Stored items
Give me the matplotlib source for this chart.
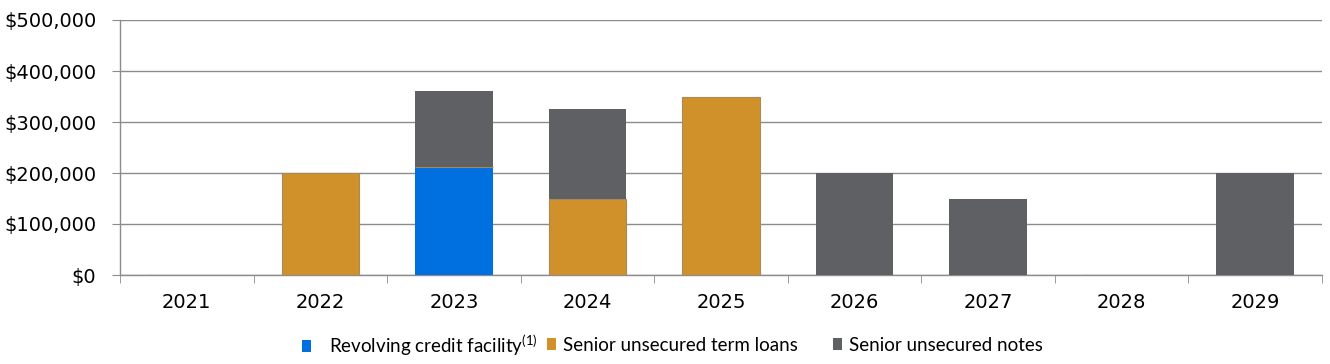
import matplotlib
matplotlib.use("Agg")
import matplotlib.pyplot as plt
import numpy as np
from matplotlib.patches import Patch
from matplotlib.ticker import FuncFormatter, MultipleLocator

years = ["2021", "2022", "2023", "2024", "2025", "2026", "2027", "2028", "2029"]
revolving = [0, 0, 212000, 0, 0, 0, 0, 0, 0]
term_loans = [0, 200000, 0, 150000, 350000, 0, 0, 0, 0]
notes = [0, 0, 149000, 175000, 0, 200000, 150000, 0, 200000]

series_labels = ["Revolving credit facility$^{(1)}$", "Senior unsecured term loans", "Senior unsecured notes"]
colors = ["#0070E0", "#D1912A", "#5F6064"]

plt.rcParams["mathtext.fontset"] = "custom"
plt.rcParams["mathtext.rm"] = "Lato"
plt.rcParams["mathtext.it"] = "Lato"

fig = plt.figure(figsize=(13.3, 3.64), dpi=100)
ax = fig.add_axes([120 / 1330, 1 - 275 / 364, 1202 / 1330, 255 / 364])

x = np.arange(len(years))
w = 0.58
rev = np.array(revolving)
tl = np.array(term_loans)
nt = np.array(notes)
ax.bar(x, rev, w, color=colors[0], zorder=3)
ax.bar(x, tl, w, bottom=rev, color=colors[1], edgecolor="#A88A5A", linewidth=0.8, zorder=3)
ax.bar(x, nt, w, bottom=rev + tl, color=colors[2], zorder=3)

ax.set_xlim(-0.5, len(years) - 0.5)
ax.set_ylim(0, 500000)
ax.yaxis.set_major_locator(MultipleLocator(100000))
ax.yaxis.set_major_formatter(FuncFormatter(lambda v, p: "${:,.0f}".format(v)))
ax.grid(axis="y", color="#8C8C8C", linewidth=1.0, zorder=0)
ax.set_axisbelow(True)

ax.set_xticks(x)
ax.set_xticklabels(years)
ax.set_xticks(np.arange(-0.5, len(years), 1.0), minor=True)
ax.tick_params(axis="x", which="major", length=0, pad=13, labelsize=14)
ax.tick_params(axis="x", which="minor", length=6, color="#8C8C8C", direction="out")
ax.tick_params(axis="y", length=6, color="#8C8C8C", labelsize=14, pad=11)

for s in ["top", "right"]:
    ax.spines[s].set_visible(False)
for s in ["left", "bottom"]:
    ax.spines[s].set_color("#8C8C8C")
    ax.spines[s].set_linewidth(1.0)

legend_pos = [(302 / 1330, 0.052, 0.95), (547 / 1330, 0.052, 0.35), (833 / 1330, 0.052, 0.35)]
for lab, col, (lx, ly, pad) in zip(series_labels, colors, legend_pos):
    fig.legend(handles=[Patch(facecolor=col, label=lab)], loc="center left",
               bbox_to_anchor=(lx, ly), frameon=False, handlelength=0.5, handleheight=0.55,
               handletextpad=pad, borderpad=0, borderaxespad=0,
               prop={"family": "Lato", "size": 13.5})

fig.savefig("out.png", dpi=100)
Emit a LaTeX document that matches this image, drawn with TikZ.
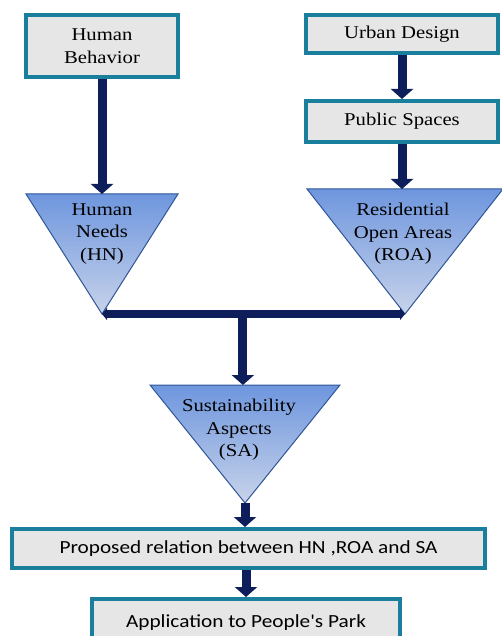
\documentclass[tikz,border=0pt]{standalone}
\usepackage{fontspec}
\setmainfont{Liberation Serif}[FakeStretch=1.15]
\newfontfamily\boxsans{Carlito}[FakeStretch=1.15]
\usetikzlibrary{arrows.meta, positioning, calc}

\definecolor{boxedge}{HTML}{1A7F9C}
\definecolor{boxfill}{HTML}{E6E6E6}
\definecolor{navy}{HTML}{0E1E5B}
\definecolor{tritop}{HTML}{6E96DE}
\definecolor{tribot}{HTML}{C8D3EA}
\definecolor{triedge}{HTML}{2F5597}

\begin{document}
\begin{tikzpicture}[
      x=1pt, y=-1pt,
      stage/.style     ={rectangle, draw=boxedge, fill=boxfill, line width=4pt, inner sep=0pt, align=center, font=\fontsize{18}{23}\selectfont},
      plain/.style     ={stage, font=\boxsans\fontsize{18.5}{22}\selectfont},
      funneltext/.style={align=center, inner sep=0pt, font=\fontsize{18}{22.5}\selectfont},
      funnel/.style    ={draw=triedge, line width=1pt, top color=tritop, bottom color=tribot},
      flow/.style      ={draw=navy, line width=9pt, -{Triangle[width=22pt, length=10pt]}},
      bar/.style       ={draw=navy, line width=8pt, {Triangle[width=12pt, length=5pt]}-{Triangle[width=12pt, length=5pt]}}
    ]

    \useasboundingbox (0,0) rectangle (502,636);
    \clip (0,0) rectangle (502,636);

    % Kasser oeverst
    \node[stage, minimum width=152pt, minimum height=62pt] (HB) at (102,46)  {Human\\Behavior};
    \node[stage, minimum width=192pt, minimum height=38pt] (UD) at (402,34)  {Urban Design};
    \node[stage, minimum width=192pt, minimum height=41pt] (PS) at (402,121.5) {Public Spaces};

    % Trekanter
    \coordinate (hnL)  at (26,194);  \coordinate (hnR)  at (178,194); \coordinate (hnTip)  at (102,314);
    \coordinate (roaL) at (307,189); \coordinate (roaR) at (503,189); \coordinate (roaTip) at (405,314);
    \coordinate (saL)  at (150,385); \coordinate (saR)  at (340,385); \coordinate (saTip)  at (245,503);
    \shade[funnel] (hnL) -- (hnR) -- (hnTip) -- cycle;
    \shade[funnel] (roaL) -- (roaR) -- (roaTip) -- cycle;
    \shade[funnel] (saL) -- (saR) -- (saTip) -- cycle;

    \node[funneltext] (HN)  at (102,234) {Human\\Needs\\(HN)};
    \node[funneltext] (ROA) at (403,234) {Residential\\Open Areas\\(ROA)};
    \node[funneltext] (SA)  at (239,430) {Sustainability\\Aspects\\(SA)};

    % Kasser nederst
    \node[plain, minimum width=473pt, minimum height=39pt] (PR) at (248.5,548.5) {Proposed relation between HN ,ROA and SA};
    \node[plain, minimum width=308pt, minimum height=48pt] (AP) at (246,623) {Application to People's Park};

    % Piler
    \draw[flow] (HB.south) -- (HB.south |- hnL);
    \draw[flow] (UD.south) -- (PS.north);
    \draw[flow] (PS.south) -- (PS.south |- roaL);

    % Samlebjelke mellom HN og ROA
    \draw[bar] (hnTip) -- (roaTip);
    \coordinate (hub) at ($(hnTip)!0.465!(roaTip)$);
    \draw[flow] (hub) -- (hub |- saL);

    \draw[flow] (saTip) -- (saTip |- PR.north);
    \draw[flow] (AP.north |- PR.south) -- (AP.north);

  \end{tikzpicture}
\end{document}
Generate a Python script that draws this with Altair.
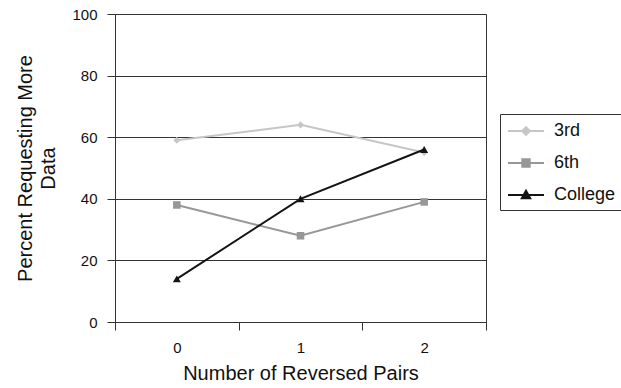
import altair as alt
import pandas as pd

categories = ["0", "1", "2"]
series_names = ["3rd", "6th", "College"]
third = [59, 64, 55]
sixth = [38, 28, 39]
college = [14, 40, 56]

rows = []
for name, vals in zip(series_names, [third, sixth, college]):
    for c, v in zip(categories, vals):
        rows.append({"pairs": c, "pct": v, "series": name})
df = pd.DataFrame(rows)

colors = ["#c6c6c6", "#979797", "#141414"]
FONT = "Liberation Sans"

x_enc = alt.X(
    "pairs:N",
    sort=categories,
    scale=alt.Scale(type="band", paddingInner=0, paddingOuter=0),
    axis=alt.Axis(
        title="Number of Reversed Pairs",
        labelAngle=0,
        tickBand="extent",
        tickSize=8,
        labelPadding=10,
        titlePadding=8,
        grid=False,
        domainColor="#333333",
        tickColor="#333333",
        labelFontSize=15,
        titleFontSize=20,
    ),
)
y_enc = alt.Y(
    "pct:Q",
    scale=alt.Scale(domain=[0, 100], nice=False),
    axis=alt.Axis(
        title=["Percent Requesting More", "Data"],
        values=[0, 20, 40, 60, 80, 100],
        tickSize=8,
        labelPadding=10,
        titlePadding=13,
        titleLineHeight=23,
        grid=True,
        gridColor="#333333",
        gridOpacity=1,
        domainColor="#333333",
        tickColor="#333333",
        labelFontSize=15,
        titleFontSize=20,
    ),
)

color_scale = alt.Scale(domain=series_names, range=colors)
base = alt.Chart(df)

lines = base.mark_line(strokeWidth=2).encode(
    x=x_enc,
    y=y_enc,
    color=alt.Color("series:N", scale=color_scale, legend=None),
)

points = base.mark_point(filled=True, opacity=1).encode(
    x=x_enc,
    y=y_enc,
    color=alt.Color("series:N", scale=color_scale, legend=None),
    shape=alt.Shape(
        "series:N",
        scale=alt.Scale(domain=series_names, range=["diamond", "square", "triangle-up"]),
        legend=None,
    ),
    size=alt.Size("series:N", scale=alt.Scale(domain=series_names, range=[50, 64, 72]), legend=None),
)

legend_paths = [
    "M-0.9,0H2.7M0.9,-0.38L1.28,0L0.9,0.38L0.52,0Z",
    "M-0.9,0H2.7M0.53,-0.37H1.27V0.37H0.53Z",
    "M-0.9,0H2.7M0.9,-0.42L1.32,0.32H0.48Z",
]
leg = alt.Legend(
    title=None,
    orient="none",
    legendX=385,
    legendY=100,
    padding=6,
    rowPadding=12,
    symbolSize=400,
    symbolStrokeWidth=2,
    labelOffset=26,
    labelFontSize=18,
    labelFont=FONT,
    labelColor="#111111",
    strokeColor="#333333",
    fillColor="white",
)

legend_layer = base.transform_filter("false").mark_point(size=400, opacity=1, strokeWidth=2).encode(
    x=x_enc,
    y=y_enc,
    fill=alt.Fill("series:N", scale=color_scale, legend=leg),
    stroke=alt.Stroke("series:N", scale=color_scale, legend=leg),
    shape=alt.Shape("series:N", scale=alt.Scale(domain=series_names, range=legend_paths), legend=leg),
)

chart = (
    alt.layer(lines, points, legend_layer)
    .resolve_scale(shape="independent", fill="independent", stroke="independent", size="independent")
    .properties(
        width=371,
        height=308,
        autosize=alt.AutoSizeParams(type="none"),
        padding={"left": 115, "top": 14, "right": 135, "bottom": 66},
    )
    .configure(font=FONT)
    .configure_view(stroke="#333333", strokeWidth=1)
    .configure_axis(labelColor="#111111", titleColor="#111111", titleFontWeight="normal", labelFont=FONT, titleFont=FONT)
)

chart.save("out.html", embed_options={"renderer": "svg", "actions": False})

§ Goal:
Leave the pictures out and repeat exactly the lines from the beginning of the records to the line bearing "from matplotlib.ticker import", both ends counted.

§ Final result:
Give me the matplotlib source for this chart.
import matplotlib
matplotlib.use("Agg")
import matplotlib.pyplot as plt
import numpy as np
from matplotlib.patches import Patch
from matplotlib.ticker import FuncFormatter, MultipleLocator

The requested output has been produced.